> _Given problem_
Only the lines from the one holding "The picture is" through the one holding "const yTitle = 'Count';" are to be retyped, exactly as they appear, with both boundary lines included.

□ □ □ □ □

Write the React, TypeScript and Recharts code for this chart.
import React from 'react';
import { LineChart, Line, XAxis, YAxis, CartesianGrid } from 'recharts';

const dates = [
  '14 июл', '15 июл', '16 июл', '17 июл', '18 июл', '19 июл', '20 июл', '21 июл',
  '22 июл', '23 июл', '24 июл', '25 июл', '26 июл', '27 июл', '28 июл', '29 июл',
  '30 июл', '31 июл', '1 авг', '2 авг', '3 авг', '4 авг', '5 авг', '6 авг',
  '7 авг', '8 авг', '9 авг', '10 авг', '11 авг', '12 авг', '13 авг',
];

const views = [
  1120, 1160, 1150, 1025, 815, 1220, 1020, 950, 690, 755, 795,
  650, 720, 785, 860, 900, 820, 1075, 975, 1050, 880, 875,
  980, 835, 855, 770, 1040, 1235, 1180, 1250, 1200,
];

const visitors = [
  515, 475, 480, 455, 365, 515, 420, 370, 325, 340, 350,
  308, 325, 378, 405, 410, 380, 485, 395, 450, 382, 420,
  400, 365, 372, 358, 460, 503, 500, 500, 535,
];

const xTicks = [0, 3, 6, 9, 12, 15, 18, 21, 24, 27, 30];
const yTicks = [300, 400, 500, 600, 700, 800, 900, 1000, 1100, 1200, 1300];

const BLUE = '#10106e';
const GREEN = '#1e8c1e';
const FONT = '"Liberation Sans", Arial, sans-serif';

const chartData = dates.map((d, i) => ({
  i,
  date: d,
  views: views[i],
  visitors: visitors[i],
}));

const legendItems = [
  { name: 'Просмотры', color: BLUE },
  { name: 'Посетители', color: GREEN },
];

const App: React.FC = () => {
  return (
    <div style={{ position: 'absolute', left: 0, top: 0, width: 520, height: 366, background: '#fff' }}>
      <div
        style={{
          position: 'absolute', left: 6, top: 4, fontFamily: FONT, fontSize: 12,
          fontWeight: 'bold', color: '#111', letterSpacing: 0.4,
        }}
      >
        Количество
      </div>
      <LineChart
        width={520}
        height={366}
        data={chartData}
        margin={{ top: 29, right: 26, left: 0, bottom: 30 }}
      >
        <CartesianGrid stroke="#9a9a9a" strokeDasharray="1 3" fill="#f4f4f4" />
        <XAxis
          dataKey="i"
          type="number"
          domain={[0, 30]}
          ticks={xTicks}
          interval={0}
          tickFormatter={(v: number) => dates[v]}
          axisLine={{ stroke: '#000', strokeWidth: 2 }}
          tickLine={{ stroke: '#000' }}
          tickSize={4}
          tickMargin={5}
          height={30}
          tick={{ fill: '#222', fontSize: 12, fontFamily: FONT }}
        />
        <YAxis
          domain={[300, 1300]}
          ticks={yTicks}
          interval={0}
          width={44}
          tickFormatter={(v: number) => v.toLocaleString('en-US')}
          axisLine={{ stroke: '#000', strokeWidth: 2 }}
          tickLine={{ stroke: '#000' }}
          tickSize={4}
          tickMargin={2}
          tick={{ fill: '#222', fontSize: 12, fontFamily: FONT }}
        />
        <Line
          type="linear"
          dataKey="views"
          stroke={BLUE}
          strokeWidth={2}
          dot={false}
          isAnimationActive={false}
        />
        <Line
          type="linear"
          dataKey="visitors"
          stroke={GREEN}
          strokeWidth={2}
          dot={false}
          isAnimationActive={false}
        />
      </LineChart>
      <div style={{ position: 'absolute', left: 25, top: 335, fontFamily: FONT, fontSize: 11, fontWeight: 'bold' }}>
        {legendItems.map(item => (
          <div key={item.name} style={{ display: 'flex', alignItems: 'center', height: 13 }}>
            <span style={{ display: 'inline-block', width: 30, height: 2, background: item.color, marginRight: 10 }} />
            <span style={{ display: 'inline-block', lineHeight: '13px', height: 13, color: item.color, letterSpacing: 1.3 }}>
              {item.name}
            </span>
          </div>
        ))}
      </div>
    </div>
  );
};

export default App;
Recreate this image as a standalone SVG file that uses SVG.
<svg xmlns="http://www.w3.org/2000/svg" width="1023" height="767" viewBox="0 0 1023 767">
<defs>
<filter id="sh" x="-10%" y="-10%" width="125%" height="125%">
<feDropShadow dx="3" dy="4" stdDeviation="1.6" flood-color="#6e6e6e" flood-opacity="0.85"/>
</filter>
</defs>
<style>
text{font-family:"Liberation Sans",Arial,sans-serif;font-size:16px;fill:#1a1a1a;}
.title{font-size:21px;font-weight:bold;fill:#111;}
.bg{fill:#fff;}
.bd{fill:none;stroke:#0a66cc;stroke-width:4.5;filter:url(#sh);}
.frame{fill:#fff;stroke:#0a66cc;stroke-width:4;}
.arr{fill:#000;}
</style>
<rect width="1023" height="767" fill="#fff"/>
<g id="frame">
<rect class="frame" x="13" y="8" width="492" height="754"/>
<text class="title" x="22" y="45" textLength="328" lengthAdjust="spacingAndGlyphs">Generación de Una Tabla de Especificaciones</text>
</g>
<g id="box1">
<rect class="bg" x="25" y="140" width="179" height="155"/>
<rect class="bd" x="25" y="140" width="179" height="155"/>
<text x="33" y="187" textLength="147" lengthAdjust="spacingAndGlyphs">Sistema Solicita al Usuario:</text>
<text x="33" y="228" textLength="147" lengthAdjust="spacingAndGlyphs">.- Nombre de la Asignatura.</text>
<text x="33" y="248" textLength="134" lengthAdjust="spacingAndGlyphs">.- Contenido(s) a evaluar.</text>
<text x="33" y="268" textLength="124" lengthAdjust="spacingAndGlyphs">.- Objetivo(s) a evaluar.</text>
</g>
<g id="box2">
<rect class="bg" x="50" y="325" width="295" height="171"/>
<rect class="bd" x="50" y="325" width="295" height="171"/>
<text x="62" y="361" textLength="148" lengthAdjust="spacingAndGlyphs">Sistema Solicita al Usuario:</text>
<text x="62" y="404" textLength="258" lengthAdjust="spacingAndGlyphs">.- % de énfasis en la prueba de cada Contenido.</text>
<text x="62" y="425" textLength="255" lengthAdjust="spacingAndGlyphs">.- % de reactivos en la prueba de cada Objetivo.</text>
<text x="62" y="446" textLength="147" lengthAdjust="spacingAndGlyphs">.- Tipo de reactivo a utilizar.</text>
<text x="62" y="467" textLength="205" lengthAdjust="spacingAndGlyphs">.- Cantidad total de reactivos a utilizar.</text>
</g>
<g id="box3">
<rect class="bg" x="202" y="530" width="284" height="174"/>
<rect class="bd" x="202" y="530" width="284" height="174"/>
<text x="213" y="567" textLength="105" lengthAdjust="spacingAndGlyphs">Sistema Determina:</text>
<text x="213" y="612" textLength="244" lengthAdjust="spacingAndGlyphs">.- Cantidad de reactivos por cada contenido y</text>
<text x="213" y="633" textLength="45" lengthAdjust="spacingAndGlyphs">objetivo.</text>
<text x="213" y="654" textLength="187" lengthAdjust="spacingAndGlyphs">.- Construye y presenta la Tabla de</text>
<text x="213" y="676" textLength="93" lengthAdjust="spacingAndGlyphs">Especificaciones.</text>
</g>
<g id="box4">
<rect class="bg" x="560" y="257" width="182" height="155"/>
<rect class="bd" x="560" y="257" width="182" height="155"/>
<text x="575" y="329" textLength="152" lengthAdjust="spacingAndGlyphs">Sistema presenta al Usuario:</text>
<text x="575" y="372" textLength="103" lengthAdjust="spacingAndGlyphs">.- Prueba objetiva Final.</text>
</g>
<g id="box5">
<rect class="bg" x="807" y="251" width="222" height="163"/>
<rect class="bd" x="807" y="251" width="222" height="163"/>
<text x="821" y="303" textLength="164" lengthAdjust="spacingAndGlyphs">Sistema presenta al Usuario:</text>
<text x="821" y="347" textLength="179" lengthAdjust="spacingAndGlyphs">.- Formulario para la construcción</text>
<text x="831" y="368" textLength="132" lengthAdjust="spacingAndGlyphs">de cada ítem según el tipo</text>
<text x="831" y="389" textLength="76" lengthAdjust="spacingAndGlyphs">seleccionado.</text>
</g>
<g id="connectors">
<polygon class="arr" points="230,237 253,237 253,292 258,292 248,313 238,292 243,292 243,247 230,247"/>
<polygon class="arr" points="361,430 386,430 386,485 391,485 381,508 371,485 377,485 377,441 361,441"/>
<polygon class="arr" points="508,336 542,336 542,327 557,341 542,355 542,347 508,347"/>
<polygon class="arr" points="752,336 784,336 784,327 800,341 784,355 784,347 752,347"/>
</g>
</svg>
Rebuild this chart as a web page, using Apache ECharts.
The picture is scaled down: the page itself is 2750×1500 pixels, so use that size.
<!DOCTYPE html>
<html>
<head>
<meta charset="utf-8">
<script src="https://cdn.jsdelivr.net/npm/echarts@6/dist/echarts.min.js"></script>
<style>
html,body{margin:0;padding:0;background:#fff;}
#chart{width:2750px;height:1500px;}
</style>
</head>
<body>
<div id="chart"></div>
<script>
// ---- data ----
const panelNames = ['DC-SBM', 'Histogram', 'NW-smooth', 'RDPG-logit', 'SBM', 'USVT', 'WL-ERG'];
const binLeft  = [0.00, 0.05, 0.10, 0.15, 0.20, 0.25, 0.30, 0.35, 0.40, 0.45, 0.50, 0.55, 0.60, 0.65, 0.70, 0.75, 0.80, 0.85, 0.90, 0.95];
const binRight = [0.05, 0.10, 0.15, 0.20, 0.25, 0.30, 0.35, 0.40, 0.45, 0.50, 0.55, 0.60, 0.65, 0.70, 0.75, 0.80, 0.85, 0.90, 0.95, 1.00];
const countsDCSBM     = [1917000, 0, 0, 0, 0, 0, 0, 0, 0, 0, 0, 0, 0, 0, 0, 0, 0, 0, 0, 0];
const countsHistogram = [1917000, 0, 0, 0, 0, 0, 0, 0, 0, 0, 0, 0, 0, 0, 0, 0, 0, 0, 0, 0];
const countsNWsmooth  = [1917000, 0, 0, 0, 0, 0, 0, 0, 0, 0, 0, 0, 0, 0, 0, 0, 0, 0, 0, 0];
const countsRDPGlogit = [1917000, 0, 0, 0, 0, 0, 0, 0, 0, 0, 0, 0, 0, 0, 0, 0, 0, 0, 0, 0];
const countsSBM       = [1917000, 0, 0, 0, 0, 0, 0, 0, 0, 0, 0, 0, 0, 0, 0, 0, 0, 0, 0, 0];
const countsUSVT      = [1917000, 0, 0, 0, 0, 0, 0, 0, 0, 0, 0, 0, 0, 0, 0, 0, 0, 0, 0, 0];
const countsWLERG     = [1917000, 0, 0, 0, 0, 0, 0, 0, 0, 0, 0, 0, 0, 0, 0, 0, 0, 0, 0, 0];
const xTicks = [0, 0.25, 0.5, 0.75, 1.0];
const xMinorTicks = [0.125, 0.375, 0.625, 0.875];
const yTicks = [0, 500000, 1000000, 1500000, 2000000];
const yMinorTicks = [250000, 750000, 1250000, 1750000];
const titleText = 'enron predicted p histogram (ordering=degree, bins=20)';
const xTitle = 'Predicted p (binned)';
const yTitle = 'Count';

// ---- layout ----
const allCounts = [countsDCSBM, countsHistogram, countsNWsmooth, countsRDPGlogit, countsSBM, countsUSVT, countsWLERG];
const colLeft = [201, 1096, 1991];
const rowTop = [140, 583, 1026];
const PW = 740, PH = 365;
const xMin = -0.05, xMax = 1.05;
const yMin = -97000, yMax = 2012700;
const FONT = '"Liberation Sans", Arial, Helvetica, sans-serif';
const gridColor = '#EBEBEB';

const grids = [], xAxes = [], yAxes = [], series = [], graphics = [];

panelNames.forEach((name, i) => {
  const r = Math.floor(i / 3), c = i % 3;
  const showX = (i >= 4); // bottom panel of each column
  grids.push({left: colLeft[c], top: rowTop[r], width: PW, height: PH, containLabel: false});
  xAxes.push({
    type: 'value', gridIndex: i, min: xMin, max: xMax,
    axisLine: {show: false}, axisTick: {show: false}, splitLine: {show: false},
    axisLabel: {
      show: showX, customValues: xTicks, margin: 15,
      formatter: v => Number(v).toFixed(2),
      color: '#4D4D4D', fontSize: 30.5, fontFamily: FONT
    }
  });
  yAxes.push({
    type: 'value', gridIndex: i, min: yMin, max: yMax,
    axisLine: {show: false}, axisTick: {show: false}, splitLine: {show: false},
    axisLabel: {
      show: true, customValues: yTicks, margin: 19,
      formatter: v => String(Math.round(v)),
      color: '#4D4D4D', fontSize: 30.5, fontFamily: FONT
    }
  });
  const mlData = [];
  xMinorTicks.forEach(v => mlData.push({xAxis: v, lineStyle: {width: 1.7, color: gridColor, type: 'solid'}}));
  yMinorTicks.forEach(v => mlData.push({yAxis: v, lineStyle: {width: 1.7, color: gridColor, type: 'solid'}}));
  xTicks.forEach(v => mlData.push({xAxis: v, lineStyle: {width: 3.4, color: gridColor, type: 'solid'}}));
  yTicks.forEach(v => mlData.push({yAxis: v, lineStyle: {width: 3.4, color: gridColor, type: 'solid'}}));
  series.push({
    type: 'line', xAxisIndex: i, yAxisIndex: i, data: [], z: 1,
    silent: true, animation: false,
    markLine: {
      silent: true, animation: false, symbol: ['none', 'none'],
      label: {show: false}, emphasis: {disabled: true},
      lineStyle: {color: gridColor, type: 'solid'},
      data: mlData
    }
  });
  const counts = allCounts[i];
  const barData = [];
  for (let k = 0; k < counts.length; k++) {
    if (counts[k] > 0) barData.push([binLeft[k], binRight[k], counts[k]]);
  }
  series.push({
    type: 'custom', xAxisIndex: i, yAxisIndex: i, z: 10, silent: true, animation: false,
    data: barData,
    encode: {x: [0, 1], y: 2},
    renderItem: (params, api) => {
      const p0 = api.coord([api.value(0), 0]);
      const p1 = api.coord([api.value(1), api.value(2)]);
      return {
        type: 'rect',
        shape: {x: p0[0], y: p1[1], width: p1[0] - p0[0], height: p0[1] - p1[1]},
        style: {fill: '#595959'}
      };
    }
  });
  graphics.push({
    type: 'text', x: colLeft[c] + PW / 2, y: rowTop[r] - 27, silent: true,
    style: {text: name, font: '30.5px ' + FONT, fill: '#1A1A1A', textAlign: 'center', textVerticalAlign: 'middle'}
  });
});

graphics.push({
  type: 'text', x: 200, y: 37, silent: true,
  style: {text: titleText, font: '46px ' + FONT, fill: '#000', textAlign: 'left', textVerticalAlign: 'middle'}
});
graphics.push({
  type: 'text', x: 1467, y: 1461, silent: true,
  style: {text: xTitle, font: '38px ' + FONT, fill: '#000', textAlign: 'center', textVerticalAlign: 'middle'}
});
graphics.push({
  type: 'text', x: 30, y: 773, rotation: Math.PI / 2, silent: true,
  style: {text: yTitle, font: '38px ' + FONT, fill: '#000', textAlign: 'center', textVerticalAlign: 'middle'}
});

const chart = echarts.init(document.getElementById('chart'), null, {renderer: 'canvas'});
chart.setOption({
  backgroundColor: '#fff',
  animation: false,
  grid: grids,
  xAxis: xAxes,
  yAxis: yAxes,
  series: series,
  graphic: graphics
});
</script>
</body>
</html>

□ □ □ □ □

> _Solution for this task_
The picture is scaled down: the page itself is 2750×1500 pixels, so use that size.
<!DOCTYPE html>
<html>
<head>
<meta charset="utf-8">
<script src="https://cdn.jsdelivr.net/npm/echarts@6/dist/echarts.min.js"></script>
<style>
html,body{margin:0;padding:0;background:#fff;}
#chart{width:2750px;height:1500px;}
</style>
</head>
<body>
<div id="chart"></div>
<script>
// ---- data ----
const panelNames = ['DC-SBM', 'Histogram', 'NW-smooth', 'RDPG-logit', 'SBM', 'USVT', 'WL-ERG'];
const binLeft  = [0.00, 0.05, 0.10, 0.15, 0.20, 0.25, 0.30, 0.35, 0.40, 0.45, 0.50, 0.55, 0.60, 0.65, 0.70, 0.75, 0.80, 0.85, 0.90, 0.95];
const binRight = [0.05, 0.10, 0.15, 0.20, 0.25, 0.30, 0.35, 0.40, 0.45, 0.50, 0.55, 0.60, 0.65, 0.70, 0.75, 0.80, 0.85, 0.90, 0.95, 1.00];
const countsDCSBM     = [1917000, 0, 0, 0, 0, 0, 0, 0, 0, 0, 0, 0, 0, 0, 0, 0, 0, 0, 0, 0];
const countsHistogram = [1917000, 0, 0, 0, 0, 0, 0, 0, 0, 0, 0, 0, 0, 0, 0, 0, 0, 0, 0, 0];
const countsNWsmooth  = [1917000, 0, 0, 0, 0, 0, 0, 0, 0, 0, 0, 0, 0, 0, 0, 0, 0, 0, 0, 0];
const countsRDPGlogit = [1917000, 0, 0, 0, 0, 0, 0, 0, 0, 0, 0, 0, 0, 0, 0, 0, 0, 0, 0, 0];
const countsSBM       = [1917000, 0, 0, 0, 0, 0, 0, 0, 0, 0, 0, 0, 0, 0, 0, 0, 0, 0, 0, 0];
const countsUSVT      = [1917000, 0, 0, 0, 0, 0, 0, 0, 0, 0, 0, 0, 0, 0, 0, 0, 0, 0, 0, 0];
const countsWLERG     = [1917000, 0, 0, 0, 0, 0, 0, 0, 0, 0, 0, 0, 0, 0, 0, 0, 0, 0, 0, 0];
const xTicks = [0, 0.25, 0.5, 0.75, 1.0];
const xMinorTicks = [0.125, 0.375, 0.625, 0.875];
const yTicks = [0, 500000, 1000000, 1500000, 2000000];
const yMinorTicks = [250000, 750000, 1250000, 1750000];
const titleText = 'enron predicted p histogram (ordering=degree, bins=20)';
const xTitle = 'Predicted p (binned)';
const yTitle = 'Count';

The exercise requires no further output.